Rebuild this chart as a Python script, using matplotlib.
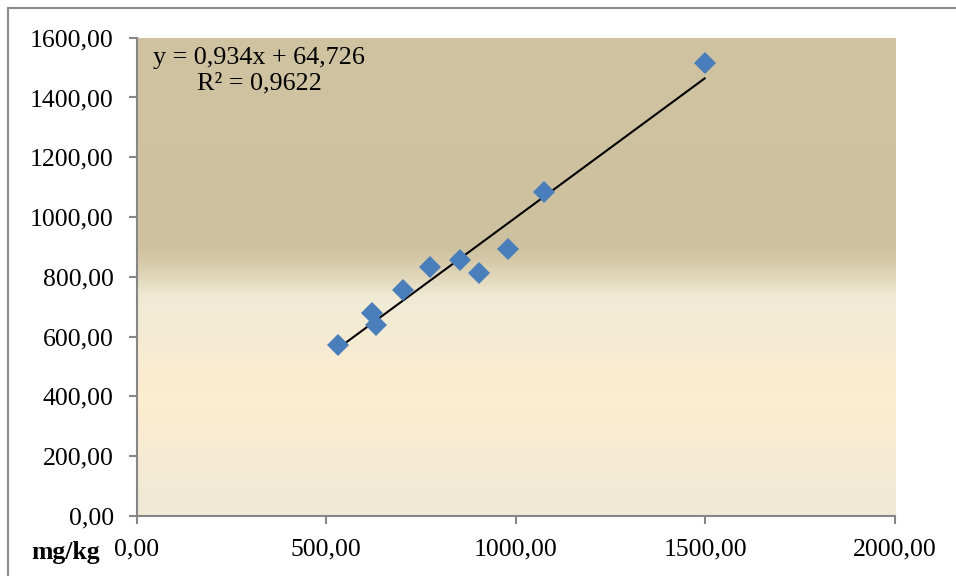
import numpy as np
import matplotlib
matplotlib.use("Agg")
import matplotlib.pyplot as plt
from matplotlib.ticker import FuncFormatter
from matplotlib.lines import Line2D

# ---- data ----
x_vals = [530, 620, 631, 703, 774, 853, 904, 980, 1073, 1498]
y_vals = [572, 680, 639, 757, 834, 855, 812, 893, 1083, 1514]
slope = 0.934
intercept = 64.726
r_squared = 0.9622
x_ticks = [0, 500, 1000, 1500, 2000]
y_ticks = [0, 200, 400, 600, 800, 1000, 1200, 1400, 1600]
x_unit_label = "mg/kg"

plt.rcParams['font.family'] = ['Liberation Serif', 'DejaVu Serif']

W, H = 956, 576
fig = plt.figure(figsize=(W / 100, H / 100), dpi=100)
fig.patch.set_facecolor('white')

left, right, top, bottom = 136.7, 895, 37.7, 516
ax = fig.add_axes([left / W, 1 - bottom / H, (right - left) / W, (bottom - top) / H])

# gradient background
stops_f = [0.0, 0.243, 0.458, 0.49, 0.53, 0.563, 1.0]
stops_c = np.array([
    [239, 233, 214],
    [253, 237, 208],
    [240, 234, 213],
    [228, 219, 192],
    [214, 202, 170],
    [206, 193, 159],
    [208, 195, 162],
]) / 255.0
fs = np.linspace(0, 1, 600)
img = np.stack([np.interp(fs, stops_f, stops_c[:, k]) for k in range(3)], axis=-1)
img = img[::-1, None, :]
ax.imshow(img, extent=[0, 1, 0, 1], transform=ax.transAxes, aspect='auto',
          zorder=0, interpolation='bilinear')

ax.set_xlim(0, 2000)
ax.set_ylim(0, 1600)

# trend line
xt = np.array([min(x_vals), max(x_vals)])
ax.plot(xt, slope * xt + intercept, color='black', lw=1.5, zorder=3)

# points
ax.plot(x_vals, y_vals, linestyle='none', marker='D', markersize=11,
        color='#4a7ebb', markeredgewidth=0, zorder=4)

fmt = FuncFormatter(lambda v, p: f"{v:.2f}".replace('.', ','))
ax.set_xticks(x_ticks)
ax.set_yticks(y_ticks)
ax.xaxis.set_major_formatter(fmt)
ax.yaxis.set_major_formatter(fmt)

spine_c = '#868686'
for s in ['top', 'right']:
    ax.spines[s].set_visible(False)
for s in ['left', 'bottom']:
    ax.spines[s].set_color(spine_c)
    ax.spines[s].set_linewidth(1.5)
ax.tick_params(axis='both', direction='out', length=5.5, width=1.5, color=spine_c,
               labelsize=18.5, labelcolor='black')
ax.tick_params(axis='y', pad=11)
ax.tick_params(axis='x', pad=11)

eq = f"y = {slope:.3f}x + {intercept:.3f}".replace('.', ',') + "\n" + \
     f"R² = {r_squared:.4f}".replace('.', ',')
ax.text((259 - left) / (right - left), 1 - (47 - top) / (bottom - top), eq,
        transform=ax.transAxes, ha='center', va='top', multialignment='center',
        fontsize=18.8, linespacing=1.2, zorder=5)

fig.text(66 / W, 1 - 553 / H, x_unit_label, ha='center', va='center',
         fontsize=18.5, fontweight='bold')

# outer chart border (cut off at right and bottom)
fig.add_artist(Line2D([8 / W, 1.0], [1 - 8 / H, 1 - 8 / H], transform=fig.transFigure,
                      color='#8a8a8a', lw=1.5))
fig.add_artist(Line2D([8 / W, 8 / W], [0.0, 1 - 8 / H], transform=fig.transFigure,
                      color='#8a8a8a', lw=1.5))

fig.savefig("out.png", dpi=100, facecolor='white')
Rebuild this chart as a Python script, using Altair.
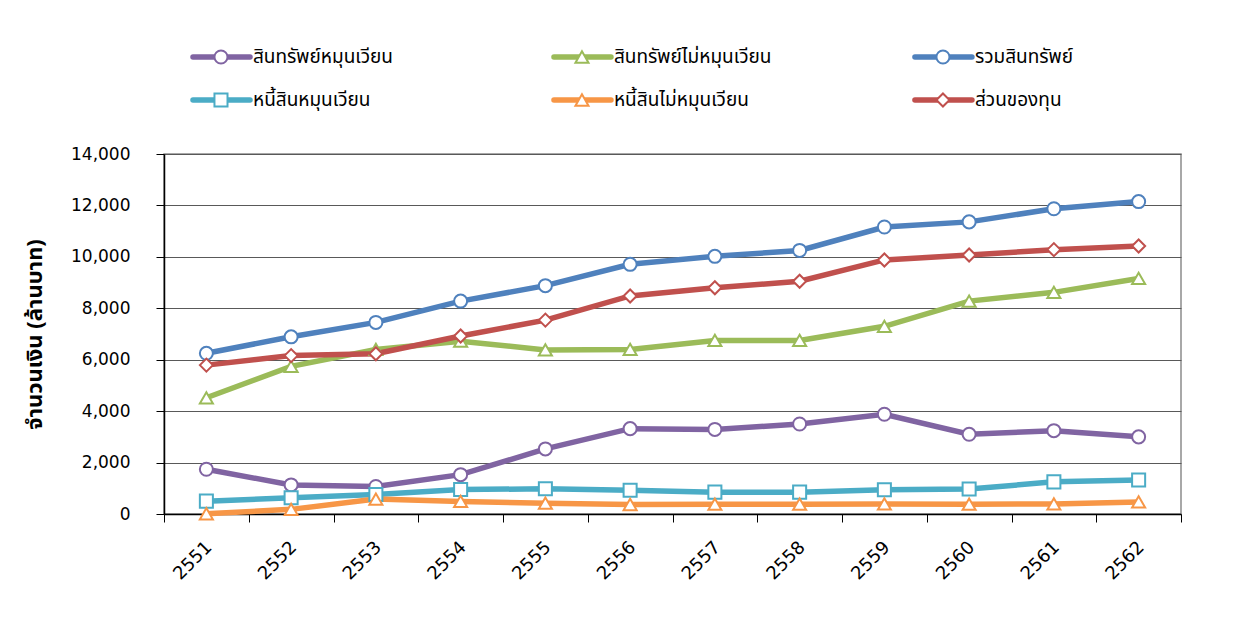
______
Pick out each line containing the string "this" and copy it.

◆ Response below
Rebuild this chart as a Python script, using matplotlib.
Rebuild this chart as a Python script, using Altair.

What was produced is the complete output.